I have become a writer because my stories are no longer boring. When you read them it doesn't look like a third grader wrote it, and I have learned how to come up with new ideas easier.
I have become a writer because it brings me peace when I hear the soft sound of pencil on paper. Writing makes me feel better, and I just love it!
I have become a writer because I had great encouragement from my teacher. I have become a writer because it felt right when my words hit the paper and it sounded better there than coming out of my mouth. I write because it helps me see who I really am.
I have become a writer because my teacher inspired me to write the best I can.
I have become a writer because it is in my blood.

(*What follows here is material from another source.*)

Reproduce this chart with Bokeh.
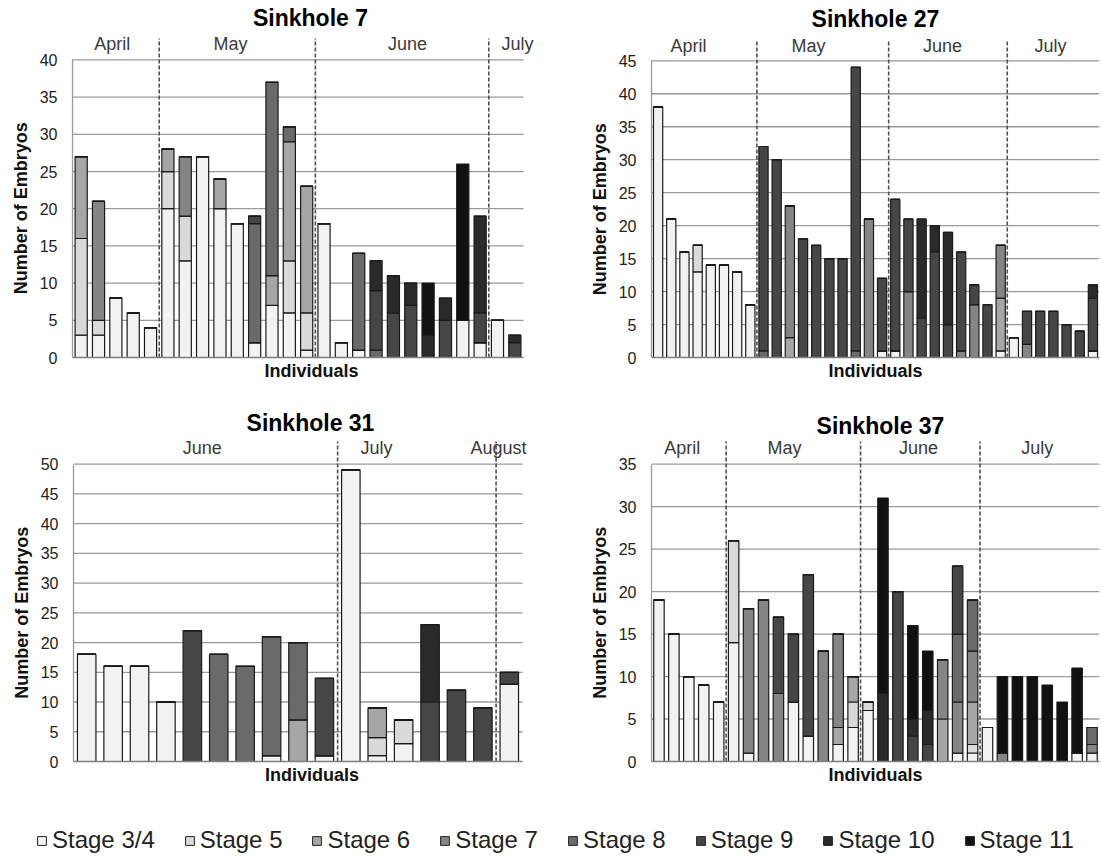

I write without pause and I can't stop myself sometimes.
I have become a writer because I feel the need to. It makes me feel better and whatever I do with what I write is up to me. I can burn it so no one ever sees. I can share it with the world. Or I can save it to look back on. This year I have become a writer because it makes me…me.
I have become a writer because it helps me be an overall better person not having unwanted emotions or troubles floating around inside of me.
I have become a writer because I submerged myself into the world of writing and the art of poetry and came out on the other side as a fresh, new man with a different view on writing.
I have become a writer because I no longer dread writing in my notebook. I can pick it up, open it, and just start writing without even thinking.
I have become a writer because I no longer look at it as an assignment, but something to do for fun. I have learned I enjoy writing more now than what I ever had before.
I have become a writer because I have graduated from just drawing letters. This past school year has helped me learn how to write for fun, not just be forced. I've also learned that it's okay to not write a masterpiece each time I pick up a pencil.
I have become a writer because I've become something better than myself through my writing.